Bunyan Characters (2nd Series) eBook

Alexander Whyte
This eBook from the Gutenberg Project consists of approximately 314 pages of information about Bunyan Characters (2nd Series).

Then said old Mr. Honest, “Have you not some time ago been acquainted with one Mr. Fearing, a pilgrim?” “Acquainted with him! yes.  He came from the town of Stupidity, which lies four degrees to the northward of the City of Destruction, and as many off where I was born.  Yet we were well acquainted; for, indeed, he was mine uncle, my father’s brother.  He and I have been much of a temper; he was a little shorter than I, but yet we were much of a complexion.”  “I perceive that you know him,” said Mr. Honest, “and I am apt to believe also that you were related one to another; for you have his whitely look, a cast like his with your eye, and your speech is much alike.”

“Alas!” Feeble-mind went on, “I want a suitable companion.  You are all lusty and strong, but I, as you see, am weak.  I choose therefore rather to come behind, lest, by reason of my many infirmities, I should be both a burden to myself and to you.  I am, as I said, a man of a weak and feeble mind, and shall be offended and made weak at that which others can bear.  I shall like no laughing; I shall like no gay attire; I shall like no unprofitable questions.  Nay, I am so weak a man as to be offended with what others have a liberty to do.  I do not yet know all the truth.  I am a very ignorant Christian man.  Sometimes, if I hear some rejoice in the Lord, it troubles me because I cannot do so too.  It is with me as with a weak man among the strong, or as with a sickly man among the healthy, or as a lamp despised.”  “But, brother,” said Greatheart, “I have it in commission to comfort the feeble-minded and to support the weak.”  Thus therefore, they went on—­Mr. Greatheart and Mr. Honest went before; Christiana and her children went next; and Mr. Feeble-mind and Mr. Ready-to-halt came behind with his crutches.

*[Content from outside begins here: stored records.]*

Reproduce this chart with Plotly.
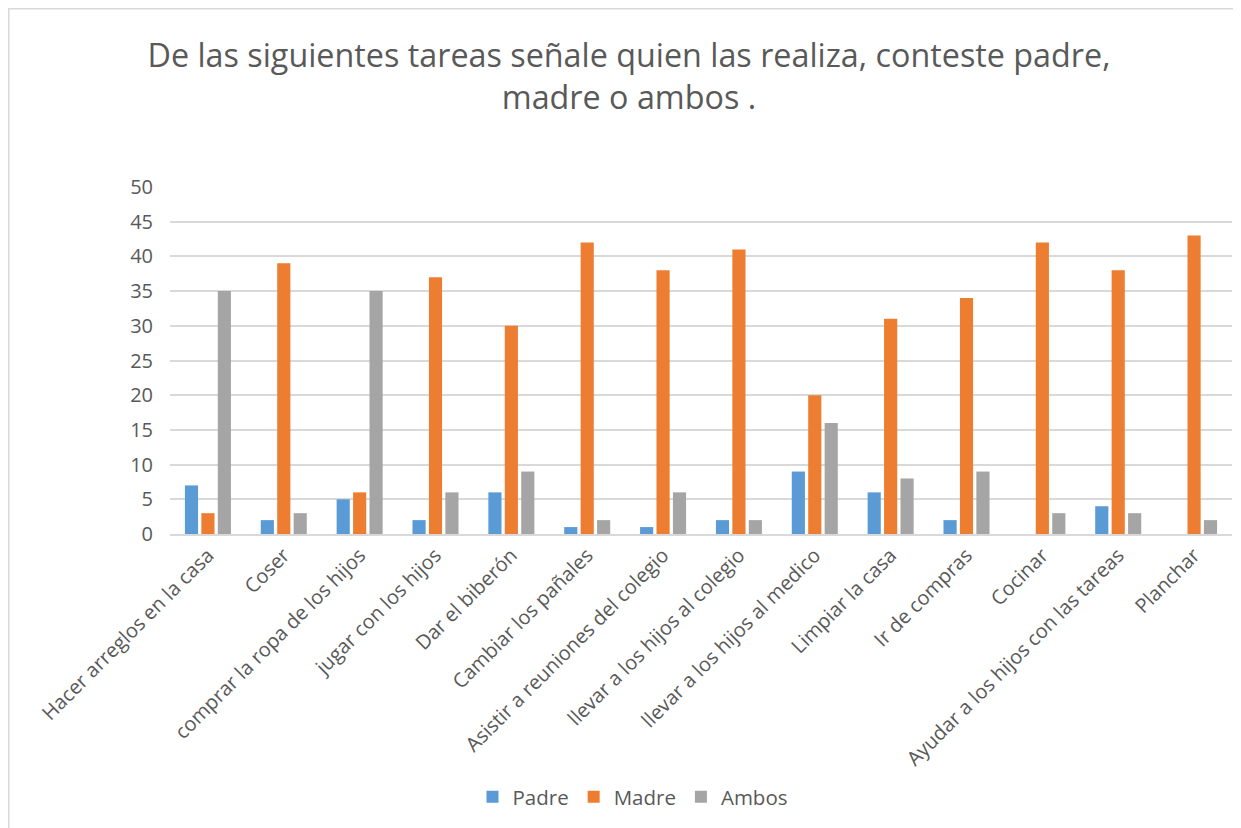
import plotly.graph_objects as go

categories = ["Hacer arreglos en la casa", "Coser", "comprar la ropa de los hijos",
              "jugar con los hijos", "Dar el biberón", "Cambiar los pañales",
              "Asistir a reuniones del colegio", "llevar a los hijos al colegio",
              "llevar a los hijos al medico", "Limpiar la casa", "Ir de compras",
              "Cocinar", "Ayudar a los hijos con las tareas", "Planchar"]
padre = [7, 2, 5, 2, 6, 1, 1, 2, 9, 6, 2, 0, 4, 0]
madre = [3, 39, 6, 37, 30, 42, 38, 41, 20, 31, 34, 42, 38, 43]
ambos = [35, 3, 35, 6, 9, 2, 6, 2, 16, 8, 9, 3, 3, 2]
yticks = list(range(0, 51, 5))

FONT = "Open Sans"
TXT = "#595959"

fig = go.Figure()
for name, vals, col in [("Padre", padre, "#5B9BD5"), ("Madre", madre, "#ED7D31"), ("Ambos", ambos, "#A5A5A5")]:
    fig.add_trace(go.Bar(name=name, x=categories, y=vals, marker_color=col,
                         marker_line_width=0))

# page is offset by 8px (body margin); coordinates below are screen - 8
OFF = 8
W, H = 1241 - OFF, 828 - OFF
L, R, T, B = 170 - OFF, 1232 - OFF, 187 - OFF, 534 - OFF
pw, ph = R - L, B - T

fig.update_layout(
    width=W, height=H,
    margin=dict(l=L, r=W - R, t=T, b=H - B, autoexpand=False),
    paper_bgcolor="white", plot_bgcolor="white",
    barmode="group", bargap=0.35, bargroupgap=0.2,
    font=dict(family=FONT, color=TXT, size=20),
    title=dict(text="De las siguientes tareas señale quien las realiza, conteste padre,<br>madre o ambos .",
               x=(629 - OFF) / W, xanchor="center", xref="container",
               y=1 - (67 - OFF) / H, yanchor="middle", yref="container",
               font=dict(family=FONT, size=32.3, color=TXT)),
    yaxis=dict(range=[0, 50], tickvals=yticks, showgrid=True, gridcolor="#D9D9D9",
               gridwidth=1.5, zeroline=False, showline=False, ticks="",
               tickfont=dict(size=20, color=TXT), ticklabelstandoff=16),
    xaxis=dict(tickangle=-45, showline=True, linecolor="#D9D9D9", linewidth=1.5,
               ticks="", tickfont=dict(size=20, color=TXT), automargin=False),
    legend=dict(orientation="h", x=(633 - 170) / pw, xanchor="center",
                y=(534 - 797) / ph, yanchor="middle", font=dict(size=20.5, color=TXT),
                itemwidth=30),
    showlegend=True,
)
fig.add_shape(type="rect", xref="paper", yref="paper",
              x0=(0.75 - L) / pw, x1=(W + 10 - L) / pw, y0=(B - (H + 20)) / ph, y1=(B - 0.75) / ph,
              line=dict(color="#D9D9D9", width=1.5), fillcolor="rgba(0,0,0,0)", layer="below")
fig.write_html("out.html")
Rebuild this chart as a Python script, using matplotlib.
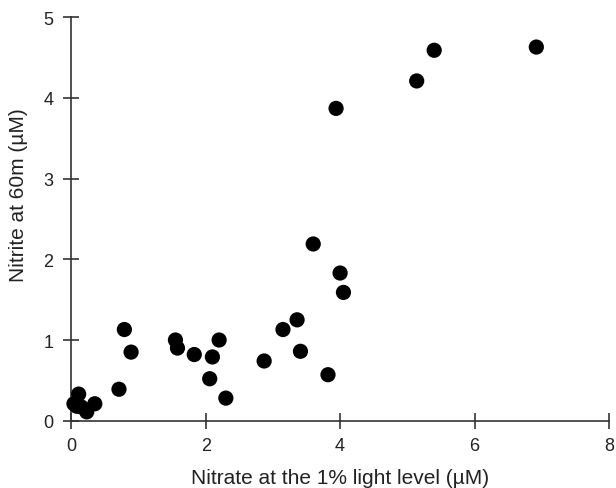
import matplotlib
matplotlib.use("Agg")
import matplotlib.pyplot as plt

# Nitrate at the 1% light level vs nitrite at 60 m (µM)
nitrate = [0.04, 0.08, 0.11, 0.15, 0.23, 0.35, 0.71, 0.79, 0.89,
           1.55, 1.58, 1.83, 2.06, 2.10, 2.20, 2.30, 2.87,
           3.15, 3.36, 3.41, 3.60, 3.82, 3.94, 4.00, 4.05,
           5.14, 5.40, 6.92]
nitrite = [0.21, 0.18, 0.33, 0.17, 0.11, 0.21, 0.39, 1.13, 0.85,
           1.00, 0.90, 0.82, 0.52, 0.79, 1.00, 0.28, 0.74,
           1.13, 1.25, 0.86, 2.19, 0.57, 3.87, 1.83, 1.59,
           4.21, 4.59, 4.63]

xticks = [0, 2, 4, 6, 8]
yticks = [0, 1, 2, 3, 4, 5]

plt.rcParams["font.family"] = ["Liberation Sans", "DejaVu Sans"]

fig = plt.figure(figsize=(6.16, 4.89), dpi=100)
ax = fig.add_axes([0.1157, 0.1376, 0.8728, 0.8252])

ax.scatter(nitrate, nitrite, s=120, color="black", edgecolors="none", zorder=3,
           clip_on=False)

ax.set_xlim(0, 8)
ax.set_ylim(0, 5)
ax.set_xticks(xticks)
ax.set_yticks(yticks)

for side in ("top", "right"):
    ax.spines[side].set_visible(False)
for side in ("left", "bottom"):
    ax.spines[side].set_color("#333333")
    ax.spines[side].set_linewidth(1.2)

ax.tick_params(direction="inout", length=12, width=1.2, color="#333333",
               labelsize=13, labelcolor="#222222")
ax.tick_params(axis="x", pad=6)
ax.tick_params(axis="y", pad=7)

ax.set_xlabel("Nitrate at the 1% light level (\u00b5M)", fontsize=15,
              color="#222222", labelpad=10)
ax.set_ylabel("Nitrite at 60m (\u00b5M)", fontsize=15, color="#222222")
ax.yaxis.set_label_coords(-0.08, 0.562)

fig.savefig("out.png", dpi=100)
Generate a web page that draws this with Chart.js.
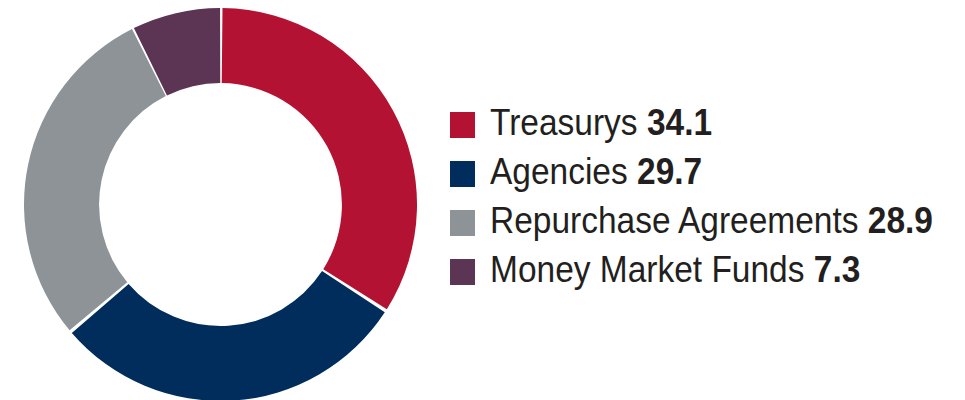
<!DOCTYPE html>
<html>
<head>
<meta charset="utf-8">
<script src="https://cdn.jsdelivr.net/npm/chart.js@4/dist/chart.umd.min.js"></script>
<style>
  html, body { margin: 0; padding: 0; background: #fff; }
  #wrap { position: relative; width: 965px; height: 400px; overflow: hidden; }
  #ring { position: absolute; left: 24px; top: 8px; width: 393px; height: 393px; }
  #legend { position: absolute; left: 450px; top: 0; font-family: "Liberation Sans", Arial, sans-serif; color: #231f20; }
  .row { position: absolute; left: 0; white-space: nowrap; }
  .sw { position: absolute; left: 0; width: 25px; height: 26px; }
  .txt { position: absolute; left: 40px; font-size: 36px; line-height: 36px; transform: scaleX(0.93); transform-origin: left top; }
  .txt b { font-weight: bold; }
</style>
</head>
<body>
<div id="wrap">
  <div id="ring"><canvas id="pie"></canvas></div>
  <div id="legend"></div>
</div>
<script>
const labels = ['Treasurys', 'Agencies', 'Repurchase Agreements', 'Money Market Funds'];
const values = [34.1, 29.7, 28.9, 7.3];
const colors = ['#b41233', '#002d5b', '#8e9398', '#5b3553'];

// legend rows: 49px apart, first square top at y=112
const legend = document.getElementById('legend');
labels.forEach((name, i) => {
  const row = document.createElement('div');
  row.className = 'row';
  row.style.top = (112 + i * 49) + 'px';
  row.innerHTML = '<span class="sw" style="background:' + colors[i] + '"></span>' +
    '<span class="txt" style="top:-7px">' + name + ' <b>' + values[i].toFixed(1) + '</b></span>';
  legend.appendChild(row);
});

new Chart(document.getElementById('pie'), {
  type: 'doughnut',
  data: {
    labels: labels,
    datasets: [{
      data: values,
      backgroundColor: colors,
      borderWidth: 0,
      spacing: 3
    }]
  },
  options: {
    responsive: true,
    maintainAspectRatio: false,
    animation: false,
    cutout: '61.5%',
    layout: { padding: 0 },
    plugins: { legend: { display: false }, tooltip: { enabled: false } }
  }
});
</script>
</body>
</html>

1.  In the first place, a single word as to Feeble-mind’s family tree.

Thackeray says that The Peerage is the Family Bible of every true-born Englishman.  Every genuine Englishman, he tells us, teaches that sacred book diligently to his children.  He talks out of it to them when he sits in the house and when he walks by the way.  He binds it upon his children’s hands, and it is as a frontlet between their eyes.  He writes its names upon the doorposts of his house, and makes pictures out of it upon his gates.  Now, John Bunyan was a born Englishman in his liking for a family tree.  He had no such tree himself—­scarcely so much as a bramble bush; but, all the same, let the tinker take his pen in hand, and the pedigrees and genealogies of all his pilgrims are sure to be set forth as much as if they were to form the certificates that those pilgrims were to hand in at the gate.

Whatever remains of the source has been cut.